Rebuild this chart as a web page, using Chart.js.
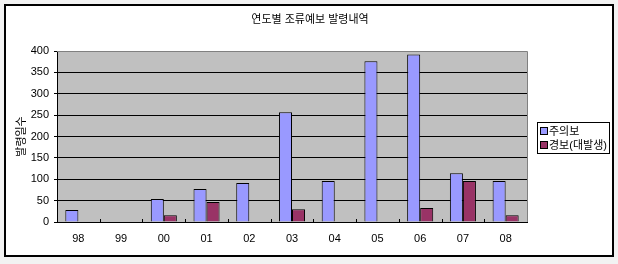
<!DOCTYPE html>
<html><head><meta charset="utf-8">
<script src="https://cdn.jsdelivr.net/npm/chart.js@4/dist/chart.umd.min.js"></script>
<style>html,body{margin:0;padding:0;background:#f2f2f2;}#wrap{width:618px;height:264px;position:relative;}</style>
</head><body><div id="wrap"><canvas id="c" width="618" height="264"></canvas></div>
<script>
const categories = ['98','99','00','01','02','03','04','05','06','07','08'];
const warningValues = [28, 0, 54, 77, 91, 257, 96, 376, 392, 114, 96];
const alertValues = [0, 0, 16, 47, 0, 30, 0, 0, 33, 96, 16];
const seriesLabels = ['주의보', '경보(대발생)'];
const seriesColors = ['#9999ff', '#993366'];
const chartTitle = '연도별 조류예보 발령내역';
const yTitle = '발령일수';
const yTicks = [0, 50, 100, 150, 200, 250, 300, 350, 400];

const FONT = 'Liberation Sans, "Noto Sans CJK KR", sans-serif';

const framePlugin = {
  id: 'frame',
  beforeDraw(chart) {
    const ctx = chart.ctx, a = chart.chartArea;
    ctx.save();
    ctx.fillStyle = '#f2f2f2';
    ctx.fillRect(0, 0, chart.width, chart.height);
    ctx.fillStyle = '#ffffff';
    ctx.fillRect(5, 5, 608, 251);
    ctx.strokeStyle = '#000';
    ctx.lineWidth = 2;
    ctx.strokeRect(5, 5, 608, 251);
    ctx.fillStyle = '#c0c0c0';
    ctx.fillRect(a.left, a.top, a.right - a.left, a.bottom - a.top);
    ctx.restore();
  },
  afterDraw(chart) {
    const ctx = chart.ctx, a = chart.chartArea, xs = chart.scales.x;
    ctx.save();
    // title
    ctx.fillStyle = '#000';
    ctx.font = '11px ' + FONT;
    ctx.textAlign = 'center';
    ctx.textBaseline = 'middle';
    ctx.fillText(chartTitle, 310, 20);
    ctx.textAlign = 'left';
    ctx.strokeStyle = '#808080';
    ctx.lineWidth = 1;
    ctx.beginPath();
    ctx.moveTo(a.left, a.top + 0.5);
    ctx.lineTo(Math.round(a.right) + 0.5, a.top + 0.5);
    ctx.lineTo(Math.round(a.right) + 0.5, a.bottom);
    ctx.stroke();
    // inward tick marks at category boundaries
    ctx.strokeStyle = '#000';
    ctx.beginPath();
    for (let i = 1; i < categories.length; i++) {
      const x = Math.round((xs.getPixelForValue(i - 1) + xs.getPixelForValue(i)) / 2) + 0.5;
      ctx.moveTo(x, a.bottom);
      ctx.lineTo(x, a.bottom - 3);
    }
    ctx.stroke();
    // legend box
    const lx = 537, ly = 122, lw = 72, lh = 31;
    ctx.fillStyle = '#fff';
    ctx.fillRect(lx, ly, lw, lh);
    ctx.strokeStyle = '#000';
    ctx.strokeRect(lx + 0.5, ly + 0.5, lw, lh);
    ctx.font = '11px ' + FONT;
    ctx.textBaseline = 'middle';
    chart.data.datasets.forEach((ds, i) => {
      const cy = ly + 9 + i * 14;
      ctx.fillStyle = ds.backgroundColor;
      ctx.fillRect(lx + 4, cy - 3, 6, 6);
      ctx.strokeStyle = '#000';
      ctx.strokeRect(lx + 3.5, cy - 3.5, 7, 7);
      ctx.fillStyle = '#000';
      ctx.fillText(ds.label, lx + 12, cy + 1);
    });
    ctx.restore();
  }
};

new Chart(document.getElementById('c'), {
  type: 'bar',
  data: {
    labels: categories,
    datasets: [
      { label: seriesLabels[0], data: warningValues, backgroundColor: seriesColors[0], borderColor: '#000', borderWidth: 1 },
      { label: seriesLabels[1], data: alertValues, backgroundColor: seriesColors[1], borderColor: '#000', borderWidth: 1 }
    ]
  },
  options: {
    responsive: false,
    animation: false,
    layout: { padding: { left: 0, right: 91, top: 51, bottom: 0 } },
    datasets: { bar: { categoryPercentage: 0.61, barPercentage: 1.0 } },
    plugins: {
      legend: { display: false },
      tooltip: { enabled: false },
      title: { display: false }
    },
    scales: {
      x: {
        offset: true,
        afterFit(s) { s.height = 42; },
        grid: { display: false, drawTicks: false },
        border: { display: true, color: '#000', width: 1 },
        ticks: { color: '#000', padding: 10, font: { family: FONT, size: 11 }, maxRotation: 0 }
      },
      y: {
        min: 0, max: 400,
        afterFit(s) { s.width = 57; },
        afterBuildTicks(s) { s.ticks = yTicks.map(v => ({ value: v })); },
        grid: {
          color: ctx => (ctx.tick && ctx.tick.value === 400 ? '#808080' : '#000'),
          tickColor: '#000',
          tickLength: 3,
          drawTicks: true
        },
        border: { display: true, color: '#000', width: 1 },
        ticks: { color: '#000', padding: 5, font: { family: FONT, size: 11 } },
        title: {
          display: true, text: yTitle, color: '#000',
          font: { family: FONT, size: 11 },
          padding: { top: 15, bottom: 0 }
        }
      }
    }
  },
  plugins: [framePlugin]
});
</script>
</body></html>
== == ==
» **Challenge**
Your task is to return the lines above, from the first one up to and including the line containing "const FONT = 'Liberation", minus any pictures.

» **Response**
Rebuild this chart as a web page, using Chart.js.
<!DOCTYPE html>
<html><head><meta charset="utf-8">
<script src="https://cdn.jsdelivr.net/npm/chart.js@4/dist/chart.umd.min.js"></script>
<style>html,body{margin:0;padding:0;background:#f2f2f2;}#wrap{width:618px;height:264px;position:relative;}</style>
</head><body><div id="wrap"><canvas id="c" width="618" height="264"></canvas></div>
<script>
const categories = ['98','99','00','01','02','03','04','05','06','07','08'];
const warningValues = [28, 0, 54, 77, 91, 257, 96, 376, 392, 114, 96];
const alertValues = [0, 0, 16, 47, 0, 30, 0, 0, 33, 96, 16];
const seriesLabels = ['주의보', '경보(대발생)'];
const seriesColors = ['#9999ff', '#993366'];
const chartTitle = '연도별 조류예보 발령내역';
const yTitle = '발령일수';
const yTicks = [0, 50, 100, 150, 200, 250, 300, 350, 400];

const FONT = 'Liberation Sans, "Noto Sans CJK KR", sans-serif';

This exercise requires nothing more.